O líder do PMDB na Câmara, Eduardo Cunha (RJ) - desafeto do governo, mas que tem se alinhado com o Planalto na questão do equilíbrio fiscal -, propôs no encontro um pacto para que projetos com repercussão na economia, a chamada "pauta-bomba", não sejam aprovados. A mesma sugestão foi feita no ano passado, última vez que a presidente se reuniu com integrantes da base para discutir pautas políticas e econômicas. 

Segundo parlamentares presentes ao encontro, a presidente afirmou que recebeu um telefonema do governador de São Paulo, Geraldo Alckmin (PSDB), pedindo ajuda "para fechar as contas". "Então, peça para a oposição parar de obstruir a votação do superavit", teria respondido ela, segundo aliados. 

A oposição não se sensibilizou com o apelo presidencial.
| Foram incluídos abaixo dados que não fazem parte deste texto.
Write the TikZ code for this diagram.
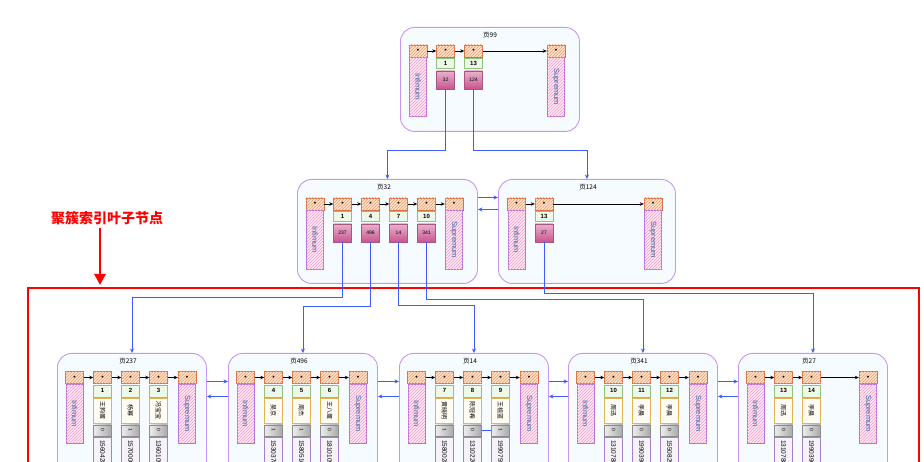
\documentclass[tikz,border=0pt]{standalone}
\usepackage{fontspec}
\setmainfont{Liberation Sans}
\newfontfamily\cjk{Noto Sans CJK SC}
\usetikzlibrary{positioning,patterns,arrows.meta}

\definecolor{pageline}{HTML}{C797F0}
\definecolor{pagefill}{HTML}{F6FBFF}
\definecolor{hdrline}{HTML}{D9703F}
\definecolor{hdrfill}{HTML}{FDE3CF}
\definecolor{hdrhatch}{HTML}{F29B6B}
\definecolor{boundline}{HTML}{B96FE0}
\definecolor{boundfill}{HTML}{FFEAF5}
\definecolor{boundhatch}{HTML}{F39AC8}
\definecolor{boundtext}{HTML}{3A62A0}
\definecolor{keyline}{HTML}{8FC27A}
\definecolor{keyfill}{HTML}{EEF8E8}
\definecolor{ptrline}{HTML}{A8557F}
\definecolor{ptrtop}{HTML}{E9B3CF}
\definecolor{ptrbot}{HTML}{C9558F}
\definecolor{nameline}{HTML}{E3B454}
\definecolor{namefill}{HTML}{FFFCF3}
\definecolor{sexline}{HTML}{8C8C8C}
\definecolor{sexlight}{HTML}{EDEDED}
\definecolor{sexdark}{HTML}{A9A9A9}
\definecolor{phoneline}{HTML}{A582C8}
\definecolor{phonefill}{HTML}{F6F2FA}
\definecolor{linkblue}{HTML}{3F5BFF}

\begin{document}
\begin{tikzpicture}[x=1pt, y=-1pt,
  page/.style={draw=pageline, fill=pagefill, rounded corners=14pt, line width=0.9pt, anchor=north west, inner sep=0pt},
  ptitle/.style={font=\cjk\fontsize{6.5}{7}\selectfont},
  hdr/.style={draw=hdrline, fill=hdrfill, minimum width=18pt, minimum height=12pt, inner sep=0pt, font=\fontsize{7}{7}\selectfont, postaction={pattern=north east lines, pattern color=hdrhatch}},
  bound/.style={rotate=-90, anchor=west, draw=boundline, fill=boundfill, minimum width=59pt, minimum height=17pt, inner sep=0pt, text=boundtext, font=\fontsize{7.5}{7.5}\selectfont, postaction={pattern=north east lines, pattern color=boundhatch}},
  keycell/.style={draw=keyline, fill=keyfill, minimum width=18pt, minimum height=10pt, inner sep=0pt, font=\bfseries\fontsize{6}{6}\selectfont},
  leafkey/.style={keycell, minimum height=12pt},
  ptrcell/.style={draw=ptrline, top color=ptrtop, bottom color=ptrbot, minimum width=18pt, minimum height=18pt, inner sep=0pt, font=\fontsize{5}{5}\selectfont},
  namecell/.style={rotate=-90, anchor=west, draw=nameline, fill=namefill, minimum width=25pt, minimum height=18pt, inner sep=0pt, font=\cjk\fontsize{6}{6}\selectfont},
  sexcell/.style={rotate=-90, anchor=west, draw=sexline, left color=sexlight, right color=sexdark, minimum width=11pt, minimum height=18pt, inner sep=0pt, font=\fontsize{5}{5}\selectfont},
  phonecell/.style={rotate=-90, anchor=west, draw=phoneline, fill=phonefill, minimum height=18pt, text width=58pt, inner xsep=3pt, inner ysep=0pt, align=left, font=\fontsize{6.5}{6.5}\selectfont},
  nextptr/.style={black, line width=0.6pt, -{Stealth[length=4pt, width=3.5pt]}},
  link/.style={draw=linkblue, line width=0.8pt, -{Stealth[length=4.5pt, width=4pt]}}]
\useasboundingbox (0,0) rectangle (924,462);
\clip (0,0) rectangle (924,462);

% leaf area
\node[font=\cjk\bfseries\fontsize{14}{14}\selectfont, text=red] (leaftag) at (107,218) {聚簇索引叶子节点};
\node[draw=red, line width=1.8pt, anchor=north west, minimum width=891pt, minimum height=220pt, inner sep=0pt] (leafzone) at (27,287) {};
\coordinate (tagtip) at (100,285);
\draw[red, line width=2.8pt, -{Triangle[length=11pt, width=11pt]}] (tagtip |- leaftag.south) -- (tagtip);

% root page
\node[page, minimum width=179pt, minimum height=104pt] (p99) at (400,27) {};
\node[ptitle] (p99t) at (490,35) {页99};
\node[hdr] (p99h0) at (418,51) {\textbullet};
\node[bound] (p99inf) at (p99h0.south) {Infimum};
\foreach \k/\ptr [count=\i] in {1/32, 13/124} {
  \node[hdr] (p99h\i) at (417.5+28*\i,51) {\textbullet};
  \node[keycell, below=1pt of p99h\i] (p99k\i) {\k};
  \node[ptrcell, below=2pt of p99k\i] (p99p\i) {\ptr};
}
\node[hdr] (p99h3) at (556,51) {\textbullet};
\node[bound] (p99sup) at (p99h3.south) {Supremum};
\foreach \a/\b in {0/1,1/2,2/3} \draw[nextptr] (p99h\a) -- (p99h\b);

% index page 32
\node[page, minimum width=180pt, minimum height=104pt] (p32) at (297,179) {};
\node[ptitle] (p32t) at (384,187) {页32};
\node[hdr] (p32h0) at (315,204) {\textbullet};
\node[bound] (p32inf) at (p32h0.south) {Infimum};
\foreach \k/\ptr [count=\i] in {1/237, 4/496, 7/14, 10/341} {
  \node[hdr] (p32h\i) at (314.5+28*\i,204) {\textbullet};
  \node[keycell, below=1pt of p32h\i] (p32k\i) {\k};
  \node[ptrcell, below=2pt of p32k\i] (p32p\i) {\ptr};
}
\node[hdr] (p32h5) at (454,204) {\textbullet};
\node[bound] (p32sup) at (p32h5.south) {Supremum};
\foreach \a/\b in {0/1,1/2,2/3,3/4,4/5} \draw[nextptr] (p32h\a) -- (p32h\b);

% index page 124
\node[page, minimum width=177pt, minimum height=104pt] (p124) at (498,179) {};
\node[ptitle] (p124t) at (588,187) {页124};
\node[hdr] (p124h0) at (516.5,204) {\textbullet};
\node[bound] (p124inf) at (p124h0.south) {Infimum};
\node[hdr] (p124h1) at (544,204) {\textbullet};
\node[keycell, below=1pt of p124h1] (p124k1) {13};
\node[ptrcell, below=2pt of p124k1] (p124p1) {27};
\node[hdr] (p124h2) at (653,204) {\textbullet};
\node[bound] (p124sup) at (p124h2.south) {Supremum};
\foreach \a/\b in {0/1,1/2} \draw[nextptr] (p124h\a) -- (p124h\b);

% leaf pages
\foreach \pg/\lx/\n/\recs in {
  237/57/3/{1/王狗蛋/0/15604288888, 2/杨幂/1/15700066666, 3/冯宝宝/0/13601099999},
  496/228/3/{4/吴京/1/15303788888, 5/周杰/1/15805166666, 6/王八蛋/0/18101099999},
  14/399/3/{7/黄晓明/1/15800288888, 8/陈冠希/0/13102266666, 9/王祖蓝/1/19907599999},
  341/568/3/{10/周迅/0/13107888888, 11/李晨/0/19903966666, 12/李晨/0/15508299999},
  27/738/2/{13/周迅/0/13107888888, 14/李晨/0/19903966666}} {
  \node[page, minimum width=149pt, minimum height=170pt] (p\pg) at (\lx,353) {};
  \node[ptitle] (p\pg t) at (\lx+71,361) {页\pg};
  \node[hdr] (p\pg h0) at (\lx+17.5,377.5) {\textbullet};
  \node[bound] (p\pg inf) at (p\pg h0.south) {Infimum};
  \foreach \k/\nm/\sx/\ph [count=\i] in \recs {
    \node[hdr] (p\pg h\i) at (\lx+17.5+28*\i,377.5) {\textbullet};
    \node[leafkey, below=1pt of p\pg h\i] (p\pg k\i) {\k};
    \node[namecell] (p\pg n\i) at ([yshift=-1pt]p\pg k\i.south) {\nm};
    \node[sexcell] (p\pg s\i) at ([yshift=-1pt]p\pg n\i.east) {\sx};
    \node[phonecell] (p\pg c\i) at ([yshift=-1pt]p\pg s\i.east) {\ph};
  }
  \pgfmathtruncatemacro\m{\n+1}
  \node[hdr] (p\pg h\m) at (\lx+130,377.5) {\textbullet};
  \node[bound] (p\pg sup) at (p\pg h\m.south) {Supremum};
  \foreach \a [evaluate=\a as \b using int(\a+1)] in {0,...,\n}
    \draw[nextptr] (p\pg h\a) -- (p\pg h\b);
}

% links between pages
\draw[link] (p99p1.south) -- ++(0,61) -| (p32.north);
\draw[link] (p99p2.south) -- ++(0,61) -| (p124.north);
\draw[link] ([yshift=34pt]p32.east) -- ([yshift=34pt]p124.west);
\draw[link] ([yshift=22pt]p124.west) -- ([yshift=22pt]p32.east);
\draw[link] (p32p1.south) -- ++(0,55) -| (p237.north);
\draw[link] (p32p2.south) -- ++(0,64) -| (p496.north);
\draw[link] (p32p3.south) -- ++(0,63) -| (p14.north);
\draw[link] (p32p4.south) -- ++(0,57) -| (p341.north);
\draw[link] (p124p1.south) -- ++(0,51) -| (p27.north);
\foreach \a/\b in {237/496, 496/14, 14/341, 341/27} {
  \draw[link] ([yshift=57pt]p\a.east) -- ([yshift=57pt]p\b.west);
  \draw[link] ([yshift=42pt]p\b.west) -- ([yshift=42pt]p\a.east);
}
\draw[link, -] (p14s2.north) -- (p14s3.south);
\end{tikzpicture}
\end{document}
O candidato derrotado à Presidência Aécio Neves afirmou ontem, em Florianópolis, que, se a base não aprovar o projeto, as consequências serão gravíssimas. "O que estamos vendo é uma presidente da República iniciando, de forma extremamente frágil, o seu segundo mandato, refém do Congresso. Imagina a força que essa base ou o partido dessa base passam a ter em definir a sua participação desse governo. Infelizmente, um governo recém-eleito, mas já com cheiro de fim de governo", atacou. 

O tucano previu ainda o risco de o país ter a sua nota de crédito rebaixada pelas agências de classificação de risco. "Não se espantem se, em pouco tempo, tivermos uma diminuição da nota de crédito no Brasil, impactando na vinda de investimentos estrangeiros", emendou. 

Defesa 
O líder do governo na Câmara, Henrique Fontana (PT-RS), minimizou o custo para a imagem do país. "No G20, há 17 países com deficit fiscal. Somos um dos poucos que está pedindo licença do governo para fazer um superavit menor", afirmou ao fim da reunião no Planalto. Mas, sem os descontos autorizados na LDO, o país teria deficit primário. As deduções com obras de infraestrutura e com desonerações fiscais concedidas a empresas somam R$ 139 bilhões. 

Responsável pela articulação política com o Congresso, o ministro da Secretaria de Relações Institucionais (SRI), Ricardo Berzoini, negou que o decreto do DOU tenha sido uma forma de pressionar deputados e senadores. "É um valor muito baixo, que não passa de R$ 700 mil por parlamentar, o que representa 15% a 20% do total de emendas contingenciadas. Se fosse para ser algo realmente atrativo, o governo deveria liberar todo o montante", ironizou. 

Para o deputado José Guimarães (PT-CE), é uma vergonha o Congresso ter chegado a dezembro e não ter votado ainda a LDO de 2014. "Com o orçamento impositivo, ficou impossível barganhar votações com emendas parlamentares, já que todos deputados e senadores, inclusive da oposição, terão seus recursos liberados." Ele admitiu, contudo, que a reação preventiva do governo é efetiva. "Foi uma maneira de o Planalto se proteger contra pressões indevidas e exageradas dos aliados", arrematou.